На этом живописном и актерском фоне выделяется игра Максима Фокина, исполняющего роль Бориса Григорьевича. Акробатика молодого возбужденного кузнечика завораживает и в то же время вызывает вопрос: «Зачем?» Зачем тонкому режиссеру понадобилось вводить в сдержанную постановку элементы хореографии Фабрики Эксцентрического Актера (ФЭКС)? Почти детективные догадки обуревают сознание интерпретатора: может, у актера, не вынесшего гнет и тиранию деспота-режиссера, родился коварный план мести, и эта ФЭКСовщина — личный выпад поднадзорного, желающего скомпрометировать своего надсмотрщика? Почти по Фрейду отомстить «отцу» необузданным буйством телодвижений? Загадка остается неразрешенной.
Но прощаешь все при виде игры Шапкина и Глаши, горожан, слуг и городских сумасшедших. В ТЮЗе не бывает маленьких ролей. Вот стоит Сергей Надпорожский, играющий Шапкина. Внимание большинства зрителей сосредоточено на диалоге главных героев, а я упоенно слежу, как тонко и верно играет актер свою роль там, в дальнем углу сцены. Играет взглядом, желваками, жестами. Он знает, что за ним следит не только зритель, партнер-актер и режиссер, ему отвечать за свою работу не перед этими надсмотрщиками.

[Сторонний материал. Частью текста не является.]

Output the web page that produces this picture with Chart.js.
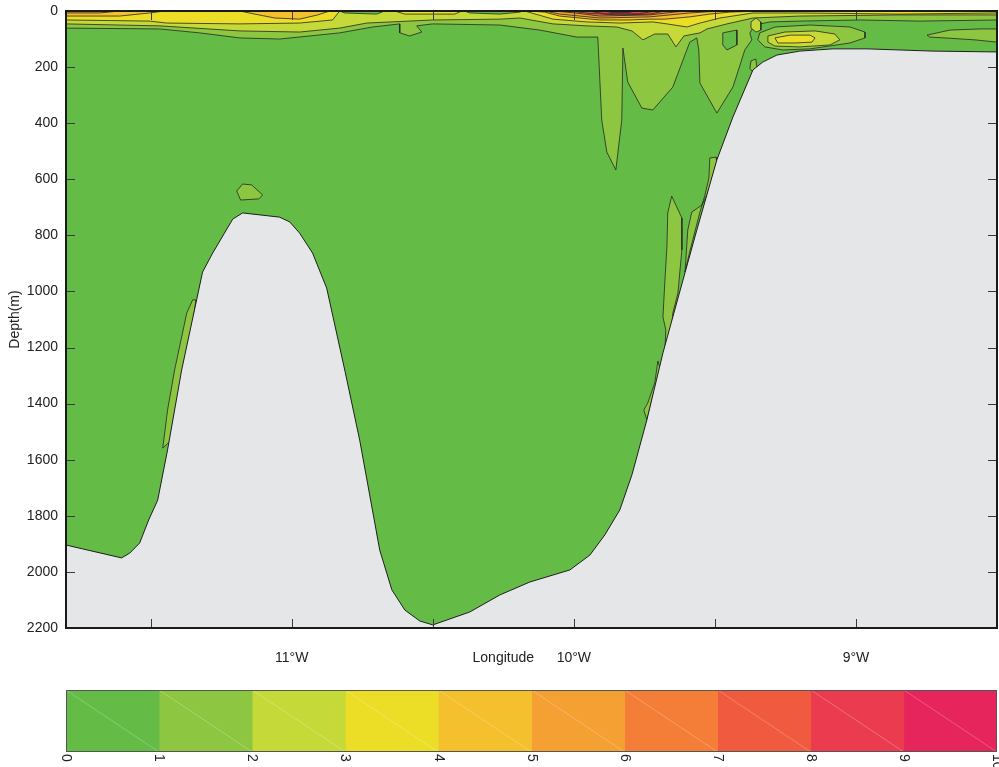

Спектакль Михаила Бычкова можно критиковать за навязчивую советскую эстетику, за излишнюю формализацию, за чрезмерное, почти шахматное построение мизансцен, за не всегда гармоничную игру актеров. Но при этом увиденное провоцирует на умную и тонкую дискуссию, а не на обескураженное разведение руками и риторические вопросы «К чему?», «Зачем?». А ведь еще недавно это были две главные интриги каждой новой театральной постановки, предлагаемой публике. «Гроза» свидетельствует о выздоровлении петербургского театра. На наших глазах происходит отказ от дешевых трюков и не связанного с материалом режиссерского самовыражения. Из зрительного зала я выходила с чувством облегчения: не потому, что представление наконец-то закончилось, а потому, что после спектакля стало очевидно — петербургский театр вырвался из провинциальной лужи квазиоригинальных решений, эпатирующих только собственной глупостью, и способен предложить актуальное прочтение классических текстов.